According to Professor Susan Crawford, author of Captive Audience, the decision to allow cable companies to own entertainment content and manage this content’s distribution, the failure to set high standards for broadband speeds, and the relaxed regulatory agenda of the FCC meant companies like Comcast were able to out-package smaller rivals. By controlling content, especially sports, and the cable bringing channels to the screen, Comcast made more attractive offers to customers than rivals and was then able to ratchet up the price of its service. The cellphone market is similarly choked: Verizon and AT&T control 65 percent of the wireless market, and have little incentive to introduce faster connections.
Just 10 years ago, America was a pioneer of telecom, on the forefront of the new internet universe. Now, America is far behind Japan and South Korea (check out this interactive map). 4G LTE, a faster wirelss standard just introduced by the major carriers, has been the standard for connection speed in Japan since 2005! And South Korea and other Pacific Rim nations have reaped the benefits of faster connections, enjoying higher voice quality, better video streaming ability, and other benefits of more rapid data transmission.
Clearly, America needs a healthy, wholesome injection of competition to revitalize the telecom industry. Enter Google’s newest product: Google Fiber. Google Fiber is a fiber-optic network, similar to Verizon FIOS, except it’s several times faster. Fiber transmits data at 1 gigabit per second, allowing instantaneous video streaming and simultaneous uploads and downloads.
American towns are crying out for Google’s new product (Topeka actually changed its name to Google for a short period in the hopes of convincing Google). Google appears to be focusing on smaller cities with burgeoning technology sectors that will probably enable Google to profit both off of use of its fiber-optic network and increased traffic. So far, it has installed Fiber in Kansas City, Kansas; Provo, Utah; and Austin, Texas.

Fiber’s competition’s response was immediate: AT&T responded to Google’s announcement that it would install fiber in Austin by announcing that it, too, would offer 1 gbps speeds. Google says Fiber is profitable at $120/month for TV and connection.

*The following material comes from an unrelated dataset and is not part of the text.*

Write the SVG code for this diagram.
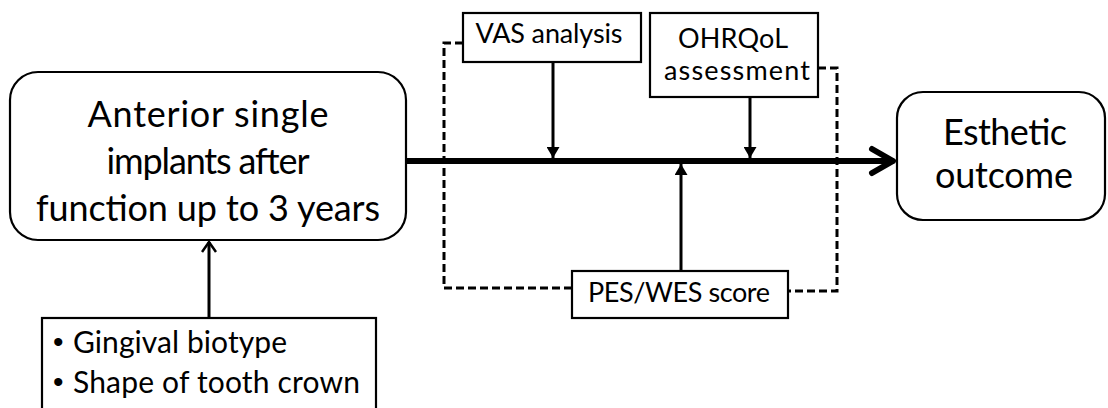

But how quickly it will phase in Fiber across the country, and the full response from competitors remains to be seen. A full one-third of Americans do not have wired access to Internet, according to Professor Crawford, even as Internet becomes central to commerce and studies show that more people, especially Millennials, are spending more time online than, say, driving. Internet is the modern highway, and America’s current infrastructure requires an equivalent of the Highway Act of 1965 to bulk it up.